_REQUIRED WORK:_ From the listing below, extract every line in which the word "code" appears.

_RECORD SET:_
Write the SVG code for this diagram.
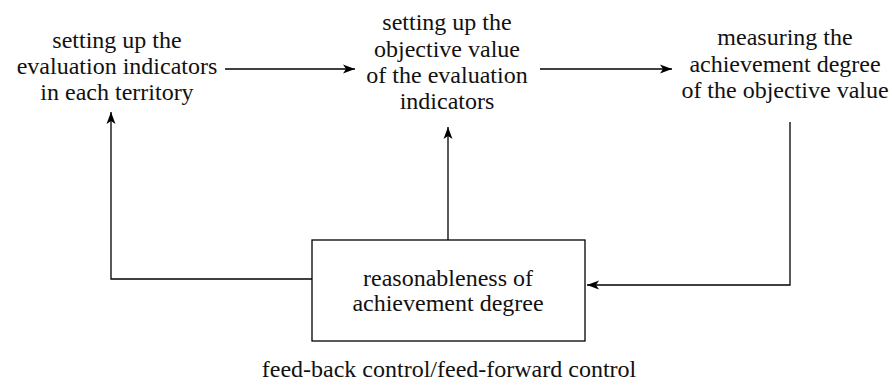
<svg xmlns="http://www.w3.org/2000/svg" width="892" height="386" viewBox="0 0 892 386">
<defs>
<marker id="ah" viewBox="0 0 12 10" refX="12" refY="5" markerWidth="12" markerHeight="10" markerUnits="userSpaceOnUse" orient="auto">
<path d="M0,0.5 L12,5 L0,9.5 L3,5 z" fill="#000"/>
</marker>
<style>
.t{font-size:24px;fill:#111;text-anchor:middle}
.c{fill:none;stroke:#000;stroke-width:1.3}
</style>
</defs>
<rect width="892" height="386" fill="#fff"/>
<g class="t" font-family="Liberation Serif, Times New Roman, serif">
<g id="n1"><text x="117" y="48">setting up the</text><text x="117" y="74">evaluation indicators</text><text x="117" y="100">in each territory</text></g>
<g id="n2"><text x="447" y="30">setting up the</text><text x="447" y="57">objective value</text><text x="447" y="83">of the evaluation</text><text x="447" y="109">indicators</text></g>
<g id="n3"><text x="785" y="45">measuring the</text><text x="785" y="72">achievement degree</text><text x="785" y="98">of the objective value</text></g>
<g id="n4"><rect x="312" y="240" width="273" height="101" fill="#fff" stroke="#000" stroke-width="1.3"/><text x="448" y="286">reasonableness of</text><text x="448" y="311">achievement degree</text></g>
<g id="label"><text x="449" y="377">feed-back control/feed-forward control</text></g>
</g>
<g id="connectors">
<path class="c" d="M225,69 H355" marker-end="url(#ah)"/>
<path class="c" d="M540,69 H672" marker-end="url(#ah)"/>
<path class="c" d="M312,279 H111 V112" marker-end="url(#ah)"/>
<path class="c" d="M448,240 V127" marker-end="url(#ah)"/>
<path class="c" d="M790,122 V285 H587" marker-end="url(#ah)"/>
</g>
</svg>
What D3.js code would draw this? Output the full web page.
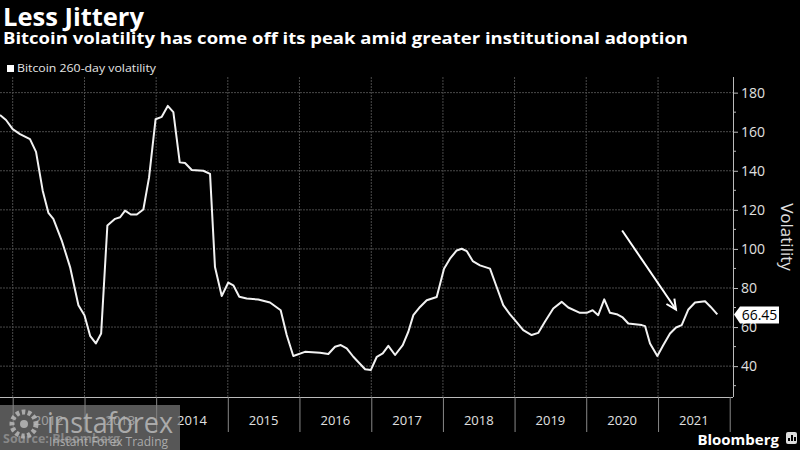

_EXERCISE RESPONSE:_
Write the SVG code for this diagram.
What D3.js code would draw this? Output the full web page.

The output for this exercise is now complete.